WHAT IS NEEDED => Every record below should be transcribed exactly. Omit the images.

Stored dataset items
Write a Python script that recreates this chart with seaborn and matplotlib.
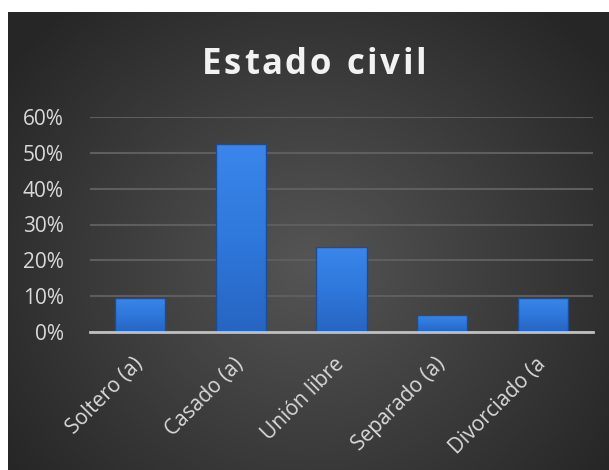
import numpy as np
import pandas as pd
import matplotlib
matplotlib.use("Agg")
import matplotlib.pyplot as plt
import seaborn as sns
from matplotlib.ticker import PercentFormatter
from matplotlib.colors import LinearSegmentedColormap

categories = ["Soltero (a)", "Casado (a)", "Unión libre", "Separado (a)", "Divorciado (a"]
values = [0.095, 0.524, 0.238, 0.048, 0.095]
yticks = [0.0, 0.1, 0.2, 0.3, 0.4, 0.5, 0.6]
title = "Estado civil"

sns.set_theme(style="white")
plt.rcParams['font.family'] = ['Open Sans', 'DejaVu Sans']

W, H = 609, 470
fig = plt.figure(figsize=(W / 100, H / 100), dpi=100, facecolor="white")

# dark background with radial gradient
bg = fig.add_axes([8 / W, 0, (W - 8) / W, (H - 12) / H])
bg.set_axis_off()
ny, nx = 300, 400
yy, xx = np.mgrid[0:ny, 0:nx]
cx, cy = nx * 0.5, ny * 0.55
r = np.sqrt(((xx - cx) / (nx * 0.62)) ** 2 + ((yy - cy) / (ny * 0.75)) ** 2)
r = np.clip(r, 0, 1)
c_in = np.array([0x55, 0x55, 0x55]) / 255
c_out = np.array([0x26, 0x26, 0x26]) / 255
img = c_in[None, None, :] * (1 - r[..., None]) + c_out[None, None, :] * r[..., None]
bg.imshow(img, aspect="auto", extent=[0, 1, 0, 1], interpolation="bilinear")
bg.set_xlim(0, 1)
bg.set_ylim(0, 1)

ax = fig.add_axes([90 / W, (H - 332) / H, (593 - 90) / W, (332 - 117) / H])
ax.patch.set_alpha(0)

df = pd.DataFrame({"cat": categories, "val": values})
sns.barplot(data=df, x="cat", y="val", color="#2E76DA", width=0.5,
            edgecolor="#1B4C94", linewidth=1.0, saturation=1, ax=ax, zorder=3)

ax.set_ylim(0, 0.6)
ax.set_xlim(-0.5, len(categories) - 0.5)

# gradient fill clipped to each bar
cmap = LinearSegmentedColormap.from_list("barg", ["#2765C2", "#2F78DC", "#3A86EA"])
grad = np.linspace(0, 1, 64).reshape(-1, 1)
for p in list(ax.patches):
    x0, y0 = p.get_x(), p.get_y()
    w, h = p.get_width(), p.get_height()
    im = ax.imshow(grad, cmap=cmap, aspect="auto", origin="lower",
                   extent=[x0, x0 + w, y0, y0 + h], zorder=3.5, interpolation="bilinear")
    im.set_clip_path(p)
    p.set_zorder(3.6)
    p.set_facecolor("none")
ax.set_aspect("auto")
ax.set_ylim(0, 0.6)
ax.set_xlim(-0.5, len(categories) - 0.5)

ax.set_yticks(yticks)
ax.yaxis.set_major_formatter(PercentFormatter(1.0, decimals=0))
ax.grid(axis="y", color="#5E5E5E", linewidth=1.5, zorder=0)
ax.set_axisbelow(True)
for s in ["top", "right", "left"]:
    ax.spines[s].set_visible(False)
ax.spines["bottom"].set_color("#BFBFBF")
ax.spines["bottom"].set_linewidth(2.0)
ax.spines["bottom"].set_zorder(4)
ax.set_xlabel("")
ax.set_ylabel("")
ax.tick_params(axis="y", length=0, pad=19, labelsize=15, labelcolor="#D9D9D9")
ax.tick_params(axis="x", length=0, pad=21, labelsize=15, labelcolor="#D9D9D9")
for lab in ax.get_xticklabels():
    lab.set_rotation(45)
    lab.set_ha("right")
    lab.set_va("center")
    lab.set_rotation_mode("anchor")
for lab in ax.get_yticklabels():
    lab.set_ha("right")

# title with letter spacing
fig.canvas.draw()
renderer = fig.canvas.get_renderer()
fs = 25
spacing = 2.6  # px
widths = []
for ch in title:
    t = fig.text(0, 0, ch if ch != " " else "n", fontsize=fs, fontweight="bold")
    bb = t.get_window_extent(renderer)
    w = bb.width if ch != " " else bb.width * 0.45
    widths.append(w)
    t.remove()
total = sum(widths) + spacing * (len(title) - 1)
x0 = 314 - total / 2
xpos = x0
for ch, w in zip(title, widths):
    if ch != " ":
        fig.text(xpos / W, 1 - 74 / H, ch, ha="left", va="baseline", fontsize=fs,
                 fontweight="bold", color="#F2F2F2")
    xpos += w + spacing

fig.savefig("out.png", dpi=100, facecolor="white")
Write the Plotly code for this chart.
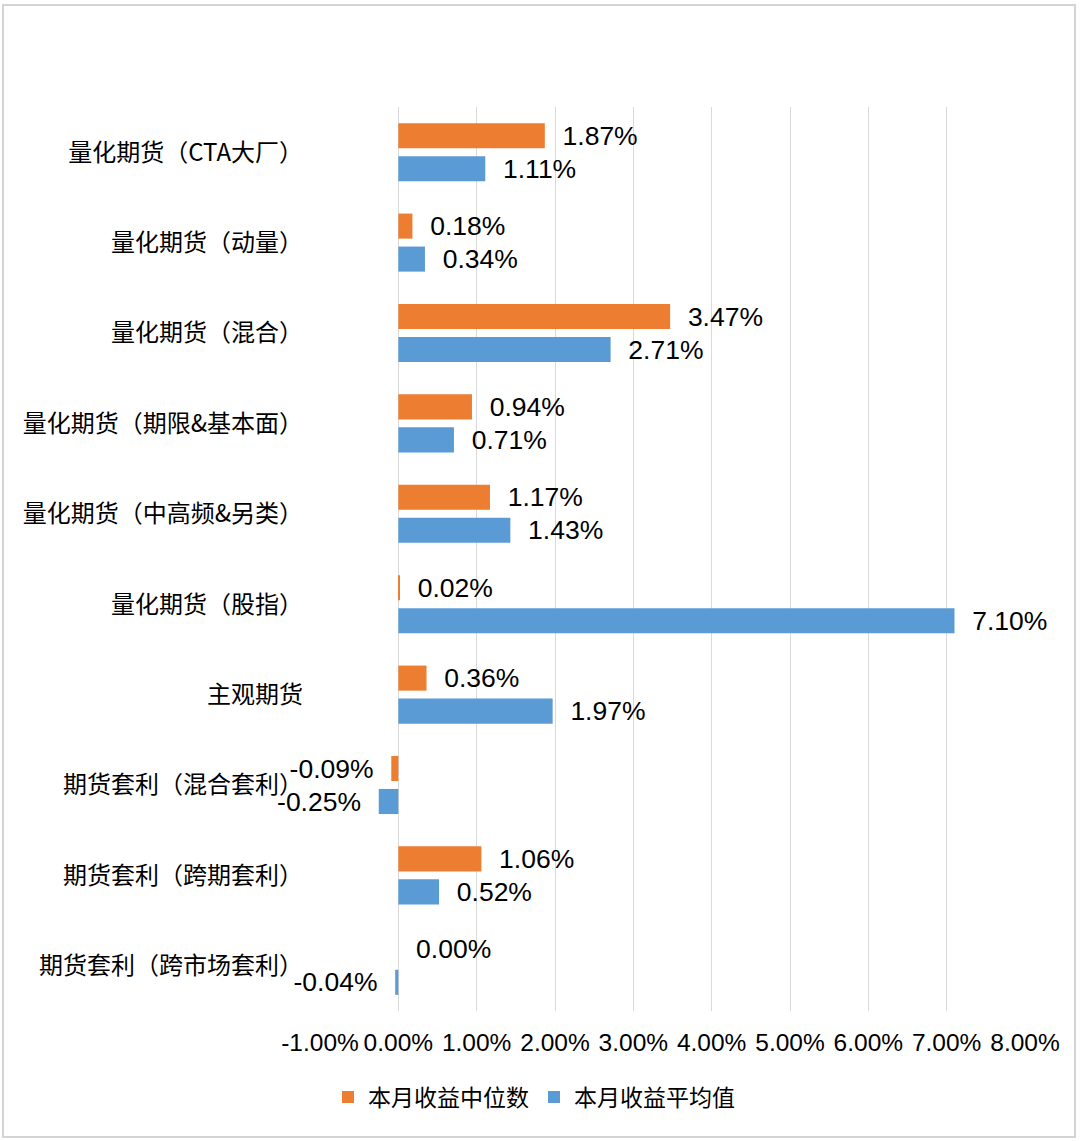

FINAL RESULT =>
Write a Python script that recreates this chart with seaborn and matplotlib.
import numpy as np
import pandas as pd
import matplotlib
matplotlib.use("Agg")
import matplotlib.pyplot as plt
import seaborn as sns
from matplotlib.ticker import PercentFormatter
from matplotlib.colors import LinearSegmentedColormap

categories = ["Soltero (a)", "Casado (a)", "Unión libre", "Separado (a)", "Divorciado (a"]
values = [0.095, 0.524, 0.238, 0.048, 0.095]
yticks = [0.0, 0.1, 0.2, 0.3, 0.4, 0.5, 0.6]
title = "Estado civil"

sns.set_theme(style="white")
plt.rcParams['font.family'] = ['Open Sans', 'DejaVu Sans']

W, H = 609, 470
fig = plt.figure(figsize=(W / 100, H / 100), dpi=100, facecolor="white")

# dark background with radial gradient
bg = fig.add_axes([8 / W, 0, (W - 8) / W, (H - 12) / H])
bg.set_axis_off()
ny, nx = 300, 400
yy, xx = np.mgrid[0:ny, 0:nx]
cx, cy = nx * 0.5, ny * 0.55
r = np.sqrt(((xx - cx) / (nx * 0.62)) ** 2 + ((yy - cy) / (ny * 0.75)) ** 2)
r = np.clip(r, 0, 1)
c_in = np.array([0x55, 0x55, 0x55]) / 255
c_out = np.array([0x26, 0x26, 0x26]) / 255
img = c_in[None, None, :] * (1 - r[..., None]) + c_out[None, None, :] * r[..., None]
bg.imshow(img, aspect="auto", extent=[0, 1, 0, 1], interpolation="bilinear")
bg.set_xlim(0, 1)
bg.set_ylim(0, 1)

ax = fig.add_axes([90 / W, (H - 332) / H, (593 - 90) / W, (332 - 117) / H])
ax.patch.set_alpha(0)

df = pd.DataFrame({"cat": categories, "val": values})
sns.barplot(data=df, x="cat", y="val", color="#2E76DA", width=0.5,
            edgecolor="#1B4C94", linewidth=1.0, saturation=1, ax=ax, zorder=3)

ax.set_ylim(0, 0.6)
ax.set_xlim(-0.5, len(categories) - 0.5)

# gradient fill clipped to each bar
cmap = LinearSegmentedColormap.from_list("barg", ["#2765C2", "#2F78DC", "#3A86EA"])
grad = np.linspace(0, 1, 64).reshape(-1, 1)
for p in list(ax.patches):
    x0, y0 = p.get_x(), p.get_y()
    w, h = p.get_width(), p.get_height()
    im = ax.imshow(grad, cmap=cmap, aspect="auto", origin="lower",
                   extent=[x0, x0 + w, y0, y0 + h], zorder=3.5, interpolation="bilinear")
    im.set_clip_path(p)
    p.set_zorder(3.6)
    p.set_facecolor("none")
ax.set_aspect("auto")
ax.set_ylim(0, 0.6)
ax.set_xlim(-0.5, len(categories) - 0.5)

ax.set_yticks(yticks)
ax.yaxis.set_major_formatter(PercentFormatter(1.0, decimals=0))
ax.grid(axis="y", color="#5E5E5E", linewidth=1.5, zorder=0)
ax.set_axisbelow(True)
for s in ["top", "right", "left"]:
    ax.spines[s].set_visible(False)
ax.spines["bottom"].set_color("#BFBFBF")
ax.spines["bottom"].set_linewidth(2.0)
ax.spines["bottom"].set_zorder(4)
ax.set_xlabel("")
ax.set_ylabel("")
ax.tick_params(axis="y", length=0, pad=19, labelsize=15, labelcolor="#D9D9D9")
ax.tick_params(axis="x", length=0, pad=21, labelsize=15, labelcolor="#D9D9D9")
for lab in ax.get_xticklabels():
    lab.set_rotation(45)
    lab.set_ha("right")
    lab.set_va("center")
    lab.set_rotation_mode("anchor")
for lab in ax.get_yticklabels():
    lab.set_ha("right")

# title with letter spacing
fig.canvas.draw()
renderer = fig.canvas.get_renderer()
fs = 25
spacing = 2.6  # px
widths = []
for ch in title:
    t = fig.text(0, 0, ch if ch != " " else "n", fontsize=fs, fontweight="bold")
    bb = t.get_window_extent(renderer)
    w = bb.width if ch != " " else bb.width * 0.45
    widths.append(w)
    t.remove()
total = sum(widths) + spacing * (len(title) - 1)
x0 = 314 - total / 2
xpos = x0
for ch, w in zip(title, widths):
    if ch != " ":
        fig.text(xpos / W, 1 - 74 / H, ch, ha="left", va="baseline", fontsize=fs,
                 fontweight="bold", color="#F2F2F2")
    xpos += w + spacing

fig.savefig("out.png", dpi=100, facecolor="white")
Write the Plotly code for this chart.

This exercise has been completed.